Do this: Repeat, exactly and only, the lines from the beginning of the data through the line with "const yTicks = [0, 20, 40, 60, 80, 100];". Pictures are left out.

··· Given material

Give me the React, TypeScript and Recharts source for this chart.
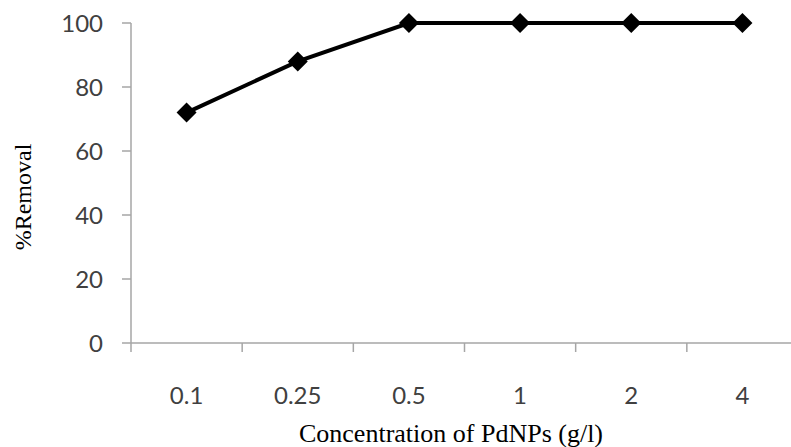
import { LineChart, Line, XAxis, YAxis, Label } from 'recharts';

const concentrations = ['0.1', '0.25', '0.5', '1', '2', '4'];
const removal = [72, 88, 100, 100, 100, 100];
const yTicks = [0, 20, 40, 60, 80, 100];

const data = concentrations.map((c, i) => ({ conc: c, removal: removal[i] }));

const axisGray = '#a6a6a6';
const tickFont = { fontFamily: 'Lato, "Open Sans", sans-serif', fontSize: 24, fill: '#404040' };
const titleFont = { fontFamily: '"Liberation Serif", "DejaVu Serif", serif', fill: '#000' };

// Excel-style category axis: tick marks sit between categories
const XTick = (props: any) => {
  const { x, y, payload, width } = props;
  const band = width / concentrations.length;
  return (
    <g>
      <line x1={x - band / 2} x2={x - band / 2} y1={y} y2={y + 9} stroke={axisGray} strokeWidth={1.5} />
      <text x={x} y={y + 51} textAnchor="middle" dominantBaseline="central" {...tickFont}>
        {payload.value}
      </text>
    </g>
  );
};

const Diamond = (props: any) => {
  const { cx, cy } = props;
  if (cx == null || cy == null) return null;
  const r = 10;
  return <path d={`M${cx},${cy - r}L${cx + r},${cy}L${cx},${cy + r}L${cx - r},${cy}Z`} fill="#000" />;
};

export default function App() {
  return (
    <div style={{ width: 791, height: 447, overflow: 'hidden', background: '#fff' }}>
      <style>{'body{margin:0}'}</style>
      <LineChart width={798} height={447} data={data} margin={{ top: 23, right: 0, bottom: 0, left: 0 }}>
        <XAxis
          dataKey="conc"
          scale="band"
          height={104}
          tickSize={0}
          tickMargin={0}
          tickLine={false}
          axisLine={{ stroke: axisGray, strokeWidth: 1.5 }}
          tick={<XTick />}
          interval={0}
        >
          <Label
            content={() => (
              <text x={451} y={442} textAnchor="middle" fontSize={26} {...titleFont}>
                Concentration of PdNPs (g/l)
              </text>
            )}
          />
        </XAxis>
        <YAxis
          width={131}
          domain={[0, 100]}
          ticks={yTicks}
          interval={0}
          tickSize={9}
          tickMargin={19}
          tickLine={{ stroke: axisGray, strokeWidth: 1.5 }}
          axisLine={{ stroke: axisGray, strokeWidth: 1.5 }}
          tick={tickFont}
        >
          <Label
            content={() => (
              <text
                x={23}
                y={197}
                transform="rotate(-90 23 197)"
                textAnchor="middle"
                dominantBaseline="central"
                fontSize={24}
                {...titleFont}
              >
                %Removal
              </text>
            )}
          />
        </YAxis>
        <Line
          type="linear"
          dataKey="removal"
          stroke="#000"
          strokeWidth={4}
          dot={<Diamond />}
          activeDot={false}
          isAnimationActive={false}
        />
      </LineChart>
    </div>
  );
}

······

Solution to this task:
Give me the React, TypeScript and Recharts source for this chart.
import { LineChart, Line, XAxis, YAxis, Label } from 'recharts';

const concentrations = ['0.1', '0.25', '0.5', '1', '2', '4'];
const removal = [72, 88, 100, 100, 100, 100];
const yTicks = [0, 20, 40, 60, 80, 100];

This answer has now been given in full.